The honest and candid opinion canvass Conway brushed colorful expressions on about Judge Aleman came from a word palette that included, “evil, unfair witch, malcontent, and mentally ill.” Depending on ones particular taste, it may not exactly be considered a VanGogh verbal work of art. Some argue, but it is free speech, no matter how uncouth. Others opine, yes but how do Ad Hominem attacks “improve the administration of justice?” Whether you agree or not with Conway’s choice of addressing a legitimate issue, to his credit he did not anonymously post (as most Free Speech “supporters” on Jaablog) his valid concern. That took courage. Even the most professional judicial polls are conducted anonymously. Why? Fear of reprisal from judges because after all they are only human. That’s right, most attorneys believe that if you offer an honest public critique of the judiciary in order to “improve the system” the gavel is gonna fall hardcore. Some fear the result may be, fairness and impartiality be damned from now on, how dare you judge me? Can we rely that a judge who we raise a legitimate issue about (again, they are only human) will recuse him/herself from the case thereafter if there is even a slight doubt of being able to remain impartial?
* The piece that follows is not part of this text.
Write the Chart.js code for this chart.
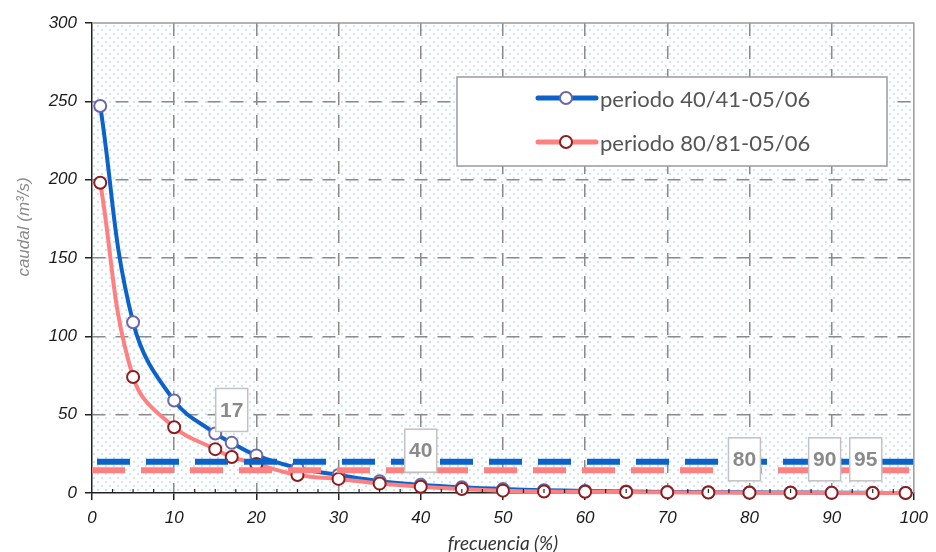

- “If men were angels, no government would be necessary. If angels were to govern men, neither external nor internal controls on government would be necessary.” James Madison
Attorneys are human too. We also need to be kept in check. Let’s fight the good fight and do so honorably and with conduct that is exemplary. Let us appeal to the better angels of our nature. Let us not use our “free speech” to malign anyone. There is a proverb in the Cuban culture that goes, ” Lo cortés no quita lo valiente.” Translation, “Being polite does not mean you are weak.” You can call out questionable judicial conduct without compromising your conduct in the process. Last year I had an opportunity to speak to Sean Conway and he told me that although he opted against challenging the grievance further, notably, the Florida Supreme court inquired about the First Amendment freedom of speech implications related to his case. Eventually Conway accepted a reprimand and a $1,200 fine. Interestingly, Judge Aleman was also disciplined by the Judicial Qualifications Commission for being “arrogant, discourteous, and impatient to the lawyers appearing before her.”
Bill Gelin & Jaablog: He’s Got a First Amendment Right & He’s Not Afraid to Use It
The comment that led to Conway’s grievance was posted on Attorney Bill Gelin’s blog, Jaablog. Jaablog is both entertaining and thought provoking, worth the visit (viewer discretion is advised). Last year Gelin was also investigated by the Florida Bar for posts on his blog. South Florida Local News 10 ran the story. The grievances were submitted anonymously and Gelin wonders whether the complaints may have come from two local judges that he criticized, Judge Marni Bryson of Palm Beach County and Judge Robert Diaz of Broward County. If in fact the anonymous complaints came from judges, the irony. Judge not that thou be not judged. In contrast to Conway’s outcome, the Florida Bar found no probable cause in Gelin’s case. The truth set Gelin free. Heavy hitter and freedom of speech Attorney Norm Kent went to bat for Gelin. I’m sure Kent loves that metaphor. Looks like Kent hit it out of the park! Get this, Kent did it pro bono. Thank you for standing up for our right to free speech for free. Freedom isn’t free though.
“Those who expect to reap the blessings of freedom must, like men, undergo the fatigue of supporting it.” Thomas Paine
My mother fled Cuba when she was just nineteen years old, alone. Her father, Julio Cepeda, whom she adored, fainted in the airport right before she boarded the plane. The cost, she was separated from him for 16 years, pales in comparison though to those who have died seeking liberty. My mom could have stayed and vocalized opposition to a dictatorial regime, she would have faced something far worse than a bar grievance I assure you. If you don’t like people like Gelin questioning the system then maybe living in places like Cuba are more to your liking. When I learned about Gelin’s investigation, I called him and asked, “How can I support you?” He suggested that I write an article but cautioned me against revealing my identity, he wanted me to guard myself against what he was going through. I opted against anonymity. I don’t think that fear and free speech were meant to go hand in hand and I don’t want to dwell in “The Land of the Muzzled and Home of the Gagged.” To you mom and to freedom!
Whether you agree with Gelin’s journalistic style or not, this gentleman has Chutzpah, and well what do you know, Gelin commented on a valid issue within the system. Consider former Circuit Judge Ana Gardiner, she resigned from the bench while the JQC investigated allegations that she had exparte communications with the prosecutor on a death penalty case. The Florida Supreme Court suspended the prosecutor for 2 years after finding that the prosecutor had exchanged over 1400 calls and texts with Judge Gardiner during a murder trial. Prior to the JQC investigation of Gardiner, Bill Gelin began to question her relationships with lawyers appearing before her and the possibility that criminal cases had been compromised. Gelin began to raise questions on his blog in response to news coverage by local reporter Bob Norman who wrote two articles about Gardiner, Judging Ana and Judge’s Gambit. Public commentary such as this is what I think the founding fathers had in mind in guaranteeing the freedom of both speech and the press.
Rule 4-8.2 does not shield judges from criticism, The Florida Bar v. Ray, 797 So.2d 556 (Fla. 2001). It is vital in a free system of checks and balances that we speak up without fear to preserve and protect the constitutional principals the US is founded upon. So go ahead, cry aloud and spare not, but remember, always let truth be your guide. Reaction? FloridaYouJudge!